- **GOAL**
Gather the lines below that include the string "React", copying each in full.

(Figure scripts)
%%

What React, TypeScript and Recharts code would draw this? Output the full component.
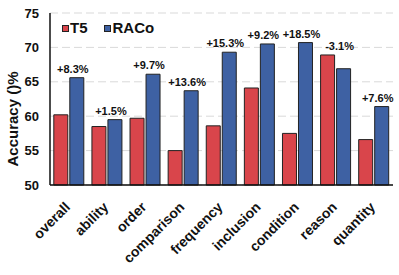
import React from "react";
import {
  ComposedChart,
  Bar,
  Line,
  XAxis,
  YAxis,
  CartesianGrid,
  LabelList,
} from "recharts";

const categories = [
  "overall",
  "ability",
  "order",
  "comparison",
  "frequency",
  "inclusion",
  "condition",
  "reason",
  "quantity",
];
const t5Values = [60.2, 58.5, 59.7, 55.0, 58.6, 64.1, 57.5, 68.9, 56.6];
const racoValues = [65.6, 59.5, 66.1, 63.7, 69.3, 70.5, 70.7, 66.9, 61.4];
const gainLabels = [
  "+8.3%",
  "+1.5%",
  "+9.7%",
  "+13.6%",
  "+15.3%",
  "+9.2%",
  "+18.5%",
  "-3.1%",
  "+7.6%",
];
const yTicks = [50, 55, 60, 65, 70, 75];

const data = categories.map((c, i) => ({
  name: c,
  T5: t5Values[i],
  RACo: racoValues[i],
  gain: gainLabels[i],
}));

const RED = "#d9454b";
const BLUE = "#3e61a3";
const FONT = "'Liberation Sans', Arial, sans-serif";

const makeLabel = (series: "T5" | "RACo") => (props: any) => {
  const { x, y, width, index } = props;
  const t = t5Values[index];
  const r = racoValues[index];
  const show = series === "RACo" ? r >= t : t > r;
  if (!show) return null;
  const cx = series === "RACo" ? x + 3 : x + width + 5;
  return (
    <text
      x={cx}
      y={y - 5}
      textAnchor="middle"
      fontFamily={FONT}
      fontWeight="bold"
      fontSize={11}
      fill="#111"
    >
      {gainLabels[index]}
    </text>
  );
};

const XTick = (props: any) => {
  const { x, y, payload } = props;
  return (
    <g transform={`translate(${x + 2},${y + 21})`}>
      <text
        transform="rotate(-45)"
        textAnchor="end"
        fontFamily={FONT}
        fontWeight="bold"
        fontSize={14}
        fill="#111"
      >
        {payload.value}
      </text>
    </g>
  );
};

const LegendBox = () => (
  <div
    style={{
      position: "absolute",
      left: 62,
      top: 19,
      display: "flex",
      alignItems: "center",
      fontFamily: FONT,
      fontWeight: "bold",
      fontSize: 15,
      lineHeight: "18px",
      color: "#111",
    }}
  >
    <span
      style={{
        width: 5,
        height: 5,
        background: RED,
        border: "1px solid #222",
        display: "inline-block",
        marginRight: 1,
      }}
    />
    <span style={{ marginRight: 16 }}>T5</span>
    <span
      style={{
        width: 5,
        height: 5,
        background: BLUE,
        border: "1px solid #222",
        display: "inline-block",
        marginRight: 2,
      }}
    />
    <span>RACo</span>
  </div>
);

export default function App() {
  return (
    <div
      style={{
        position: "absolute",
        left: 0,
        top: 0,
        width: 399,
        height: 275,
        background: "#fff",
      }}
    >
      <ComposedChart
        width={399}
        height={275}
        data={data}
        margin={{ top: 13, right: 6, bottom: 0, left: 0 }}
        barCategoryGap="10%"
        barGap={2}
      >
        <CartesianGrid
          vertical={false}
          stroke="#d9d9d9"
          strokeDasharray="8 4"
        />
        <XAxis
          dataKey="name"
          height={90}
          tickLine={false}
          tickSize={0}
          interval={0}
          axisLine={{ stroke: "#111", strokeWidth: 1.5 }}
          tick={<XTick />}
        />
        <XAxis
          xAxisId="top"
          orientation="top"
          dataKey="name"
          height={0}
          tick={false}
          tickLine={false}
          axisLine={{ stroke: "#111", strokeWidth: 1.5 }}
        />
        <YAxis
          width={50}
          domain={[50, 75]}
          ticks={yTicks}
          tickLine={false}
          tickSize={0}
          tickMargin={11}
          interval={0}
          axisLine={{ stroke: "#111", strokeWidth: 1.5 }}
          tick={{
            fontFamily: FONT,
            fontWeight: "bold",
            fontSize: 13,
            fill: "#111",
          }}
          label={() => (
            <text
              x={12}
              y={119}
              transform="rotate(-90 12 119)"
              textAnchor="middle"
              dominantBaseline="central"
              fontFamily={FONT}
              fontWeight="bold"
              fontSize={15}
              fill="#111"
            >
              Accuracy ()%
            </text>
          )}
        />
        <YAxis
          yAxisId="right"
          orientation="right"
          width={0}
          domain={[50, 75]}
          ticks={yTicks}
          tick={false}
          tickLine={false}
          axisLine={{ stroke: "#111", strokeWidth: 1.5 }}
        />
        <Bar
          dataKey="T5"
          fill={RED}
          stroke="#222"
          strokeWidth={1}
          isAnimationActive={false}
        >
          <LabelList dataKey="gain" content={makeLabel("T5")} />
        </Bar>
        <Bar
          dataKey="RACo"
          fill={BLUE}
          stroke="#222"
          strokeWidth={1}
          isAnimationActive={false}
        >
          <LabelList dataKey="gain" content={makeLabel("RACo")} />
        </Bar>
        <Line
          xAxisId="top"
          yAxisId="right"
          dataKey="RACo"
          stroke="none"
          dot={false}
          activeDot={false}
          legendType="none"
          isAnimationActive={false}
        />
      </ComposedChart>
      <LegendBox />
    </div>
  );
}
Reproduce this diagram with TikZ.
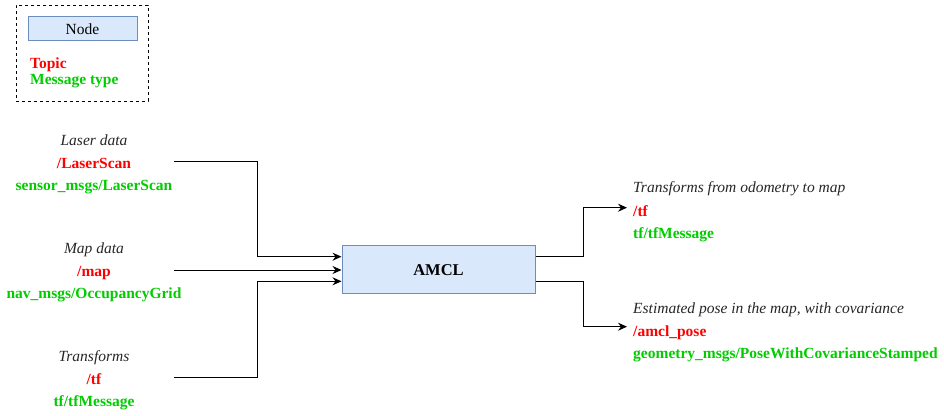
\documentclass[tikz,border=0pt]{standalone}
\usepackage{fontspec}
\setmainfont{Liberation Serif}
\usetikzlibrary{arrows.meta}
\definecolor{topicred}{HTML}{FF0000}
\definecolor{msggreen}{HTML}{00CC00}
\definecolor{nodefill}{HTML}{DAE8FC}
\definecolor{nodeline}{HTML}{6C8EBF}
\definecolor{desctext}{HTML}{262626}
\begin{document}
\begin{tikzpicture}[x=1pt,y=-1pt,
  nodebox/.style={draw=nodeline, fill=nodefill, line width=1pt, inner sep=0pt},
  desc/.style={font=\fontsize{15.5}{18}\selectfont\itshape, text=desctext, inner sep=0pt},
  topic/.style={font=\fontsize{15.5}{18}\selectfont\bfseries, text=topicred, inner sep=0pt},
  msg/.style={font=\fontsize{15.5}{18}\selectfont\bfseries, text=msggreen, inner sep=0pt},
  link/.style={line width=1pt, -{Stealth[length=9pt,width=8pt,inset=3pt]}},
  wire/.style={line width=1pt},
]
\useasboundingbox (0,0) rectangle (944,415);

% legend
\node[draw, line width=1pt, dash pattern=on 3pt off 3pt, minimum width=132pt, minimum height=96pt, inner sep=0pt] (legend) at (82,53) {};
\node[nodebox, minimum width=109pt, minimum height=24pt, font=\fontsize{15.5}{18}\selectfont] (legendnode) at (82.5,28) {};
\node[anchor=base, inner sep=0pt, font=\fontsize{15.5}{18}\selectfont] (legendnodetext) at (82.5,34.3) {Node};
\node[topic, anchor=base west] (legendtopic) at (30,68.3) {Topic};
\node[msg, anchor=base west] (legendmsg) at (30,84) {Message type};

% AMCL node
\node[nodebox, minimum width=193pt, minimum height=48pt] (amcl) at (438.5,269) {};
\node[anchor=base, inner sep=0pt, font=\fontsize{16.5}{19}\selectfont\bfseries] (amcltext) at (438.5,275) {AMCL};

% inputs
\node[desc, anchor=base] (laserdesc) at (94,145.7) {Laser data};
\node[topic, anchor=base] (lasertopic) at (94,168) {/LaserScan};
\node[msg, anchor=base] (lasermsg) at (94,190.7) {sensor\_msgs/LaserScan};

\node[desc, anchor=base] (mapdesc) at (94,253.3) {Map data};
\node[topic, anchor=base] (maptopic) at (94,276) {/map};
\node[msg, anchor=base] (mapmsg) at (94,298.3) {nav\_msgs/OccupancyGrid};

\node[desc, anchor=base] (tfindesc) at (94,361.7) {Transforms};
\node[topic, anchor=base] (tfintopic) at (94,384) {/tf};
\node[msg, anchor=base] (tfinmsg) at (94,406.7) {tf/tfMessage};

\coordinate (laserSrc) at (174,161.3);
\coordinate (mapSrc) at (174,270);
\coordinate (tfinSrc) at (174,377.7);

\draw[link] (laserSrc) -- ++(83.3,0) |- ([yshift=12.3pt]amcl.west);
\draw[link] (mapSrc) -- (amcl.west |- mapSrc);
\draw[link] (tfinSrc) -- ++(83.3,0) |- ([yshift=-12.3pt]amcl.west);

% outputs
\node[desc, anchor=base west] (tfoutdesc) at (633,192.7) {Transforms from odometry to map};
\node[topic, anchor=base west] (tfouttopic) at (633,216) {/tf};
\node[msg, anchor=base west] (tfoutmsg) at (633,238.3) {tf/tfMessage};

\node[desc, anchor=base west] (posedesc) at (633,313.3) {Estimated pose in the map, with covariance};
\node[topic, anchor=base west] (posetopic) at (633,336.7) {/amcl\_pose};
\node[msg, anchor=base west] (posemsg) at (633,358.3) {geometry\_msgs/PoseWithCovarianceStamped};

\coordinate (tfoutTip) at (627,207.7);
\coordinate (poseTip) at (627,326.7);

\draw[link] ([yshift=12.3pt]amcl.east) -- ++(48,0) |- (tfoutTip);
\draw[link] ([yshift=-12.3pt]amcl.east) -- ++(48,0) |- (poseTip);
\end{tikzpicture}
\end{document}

%%

- **RESULT**
What React, TypeScript and Recharts code would draw this? Output the full component.
import React from "react";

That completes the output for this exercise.